Cela contredit l’idée selon laquelle l’homme est indispensable à la forêt et doit l’entretenir pour qu’elle reste en bonne santé. Il ne serait donc pas nécessaire de tailler, couper les arbres morts, faire des « éclaircies sanitaires » etc… D’ailleurs, Hervé nous explique que celle-ci a déjà commencé à se régénérer, à regagner en biodiversité comme le prouve par exemple le retour des Sorbiers, arbres anciennement présents et qui avaient disparu. En plantant une diversité d’arbres, l’association wanakaset, cherche à donner un coup de pouce à cette renaissance tout en expérimentant le développement de différentes espèces d’arbres dans ce milieu.



L’agroforesterie, un horizon prometteur à explorer.


Wanakaset signifie « agroforesterie ». Cette pratique agricole consiste à associer la forêt à des cultures ou de l’élevage. Si on découvre cette méthode aujourd’hui en occident, elle n’est pourtant pas nouvelle : elle existait déjà en Indonésie au XIIème siècle. Les porteurs de projets en agroforesterie semblent unanimes, remettre les arbres au centre du système agricole permet des apports en eau, en humus et en insectes auxiliaires qui enrichissent le sol, sans avoir besoin d’intrants chimiques, de l’irriguer et de le retourner excessivement. Cela a donc pour avantage de réduire le travail de l’agriculteur. En laissant la nature faire les choses sans intervenir outre mesure et en comprenant qu’il faut s’appuyer sur l’écosystème présent, un terrain peut offrir une production abondante. L’INRA suit d’ailleurs de près ces expérimentations qui prouvent déjà leur efficacité en terme de rendements.


L’agriculteur gagne donc en autonomie, perd en dépendance vis-à-vis des intrants chimiques et échappe aux travers d’une agriculture fondée sur le profit. C’est justement la source de la réflexion du créateur initial de l’association Wanakaset en Thaïlande. En effet, je découvre à travers mes recherches, l’histoire de cet exploitant agricole qui possédait des champs immenses de canne à sucre, jusqu’à être trop endetté par ses dépenses en intrants chimiques pour continuer. Il a alors rejeté cette agriculture qui l’aliénait et a cessé d’exploiter ses terres à outrance et d’épuiser les ressources naturelles pour passer à des pratiques plus raisonnées et avantageuses pour lui et pour ses terres.
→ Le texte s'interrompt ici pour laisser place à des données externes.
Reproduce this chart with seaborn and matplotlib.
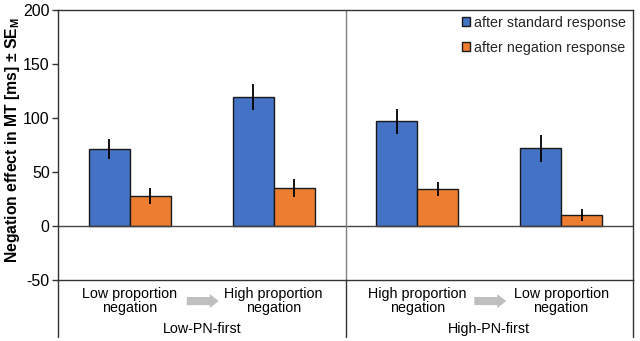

Il a compris à quel point ce système était pernicieux : en utilisant la chimie, il épuisait ses terres et ses finances tout en se rendant dépendant car il y avait toujours plus besoin d’engrais pour compenser la perte de productivité des sols. En sortant de ce cercle vicieux, il a choisi de revenir aux pratiques ancestrales des fermiers qui ne retiraient de leur terre que l’essentiel pour subvenir à leurs besoins pour se nourrir, se loger, se soigner et vendre une partie. Cette terre qu’ils respectaient leur rendait la pareil, leur assurant pour l’avenir, un capital naturel à long terme. La diversité de leurs cultures, quand à elles, leur permettait de répartir le risque en cas de variation des cours ou d’aléa naturel.


L’autre principe qui découle du concept « Wanakaset », est l’utilisation plus intelligente des ressources naturelles. Le Mas d’Amont fonctionne justement grâce à un système de récupération des eaux de pluie de la surface des toitures et des terrasses. L’électricité, elle, provient des panneaux solaires. Ces installations ont été mises en place par l’ancien propriétaire du Mas, avant que l’association Wanakaset ne le rachète. Même si celui-ci a développé tout cela pour répondre à une nécessité pratique, le mas n’étant pas raccordé au réseau électrique et au service d’eau, il n’en demeure pas moins que le système permet d’économiser les ressources.


Ce que je retiens de cette expérience est que l’Arbre et la Forêt sont une nécessité vitale pour l’homme. Il faut donc les comprendre pour ne pas rompre le fragile équilibre écologique de ces écosystèmes. Nous n’avons pas fini d’en apprendre sur eux et sur ce qu’ils peuvent nous offrir.